Décréter l’abandon de l’excision n’est pas suffisant. Comme tout changement social, des actions d’information et de mobilisation doivent l’accompagner. C’est pourquoi depuis plusieurs années, nous favorisons le dialogue social pour l’abandon des MSF à la fois dans le district sanitaire de Kayes, au nord-ouest du Mali, et dans la région parisienne, auprès de la diaspora malienne. A Kayes, le projet « Protéger la prochaine génération » que je coordonne a pour objectif de changer durablement les pratiques, pour que « ne pas être excisée » devienne la norme.
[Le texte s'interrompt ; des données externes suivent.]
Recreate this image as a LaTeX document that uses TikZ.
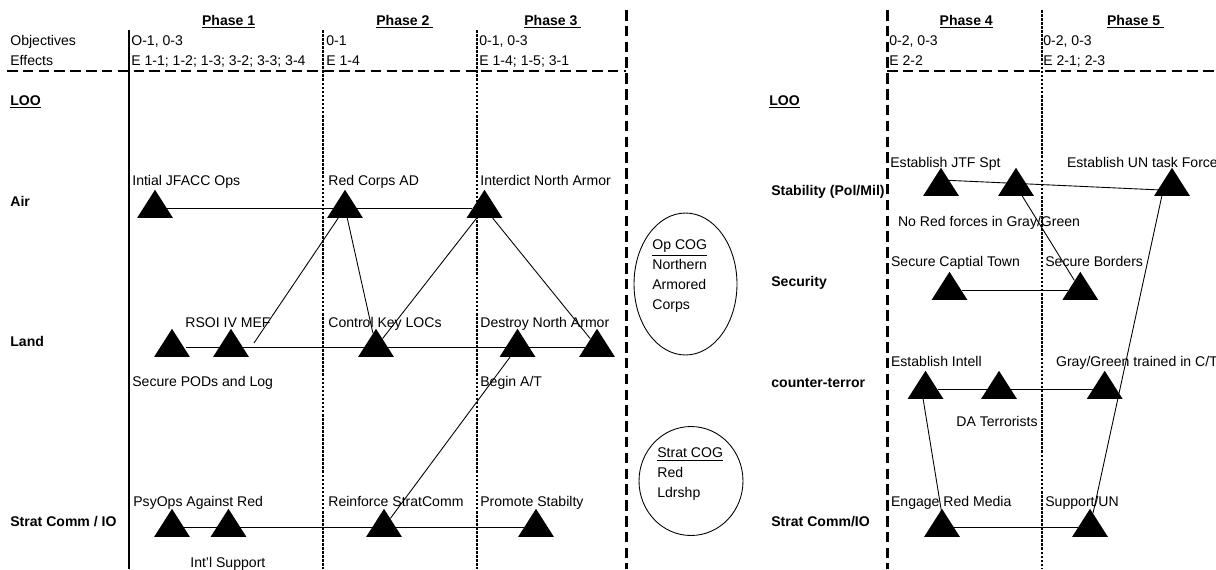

En quelques années, sur 100 villages ciblés, 96 ont officiellement déclaré leur volonté d’abandonner la pratique, et l’on constate une diminution effective. Promouvoir l’abandon des MSF permet également d’améliorer plus largement le statut des femmes et des filles. Ainsi à Kayes, l’abandon des MSF s’accompagne souvent de l’abandon des mariages précoces.
Dans ce processus, le rôle des Maliens et Maliennes vivant en France s’avère primordial. La parole de la diaspora étant très écoutée dans les villages, tout changement au Mali sort renforcé lorsque la diaspora y est associée et le soutient. Notre association collabore ainsi avec les associations de migrantes depuis 2009.

 

Plus de moyens pour plus d’échanges et de collaborations

Aujourd’hui, nous appelons les pouvoirs publics français et européens à soutenir plus intensément les actions coordonnées pour lutter contre les MSF. Si l’on veut réellement éliminer les MSF à l’échelle d’une courte génération, et plus largement améliorer le statut des femmes et des filles, alors il est indispensable d’investir tout de suite pour faciliter et multiplier les échanges de bonnes expériences et les collaborations par-delà les frontières.
A travers le projet « Protéger la Prochaine Génération » et le réseau « End FGM European Network », Equilibres & Populations prend déjà part à cette démarche, en contribuant à intégrer les populations migrantes de plusieurs pays européens à la promotion de l’abandon des MSF en Afrique. A l’heure où les questions migratoires marquent fortement le débat, rappelons-nous qu’il y a aussi, en matière de lutte contre les MSF et plus largement de promotion de l’égalité femmes-hommes, de grands enjeux pour l’Union européenne, ses institutions et sa société civile.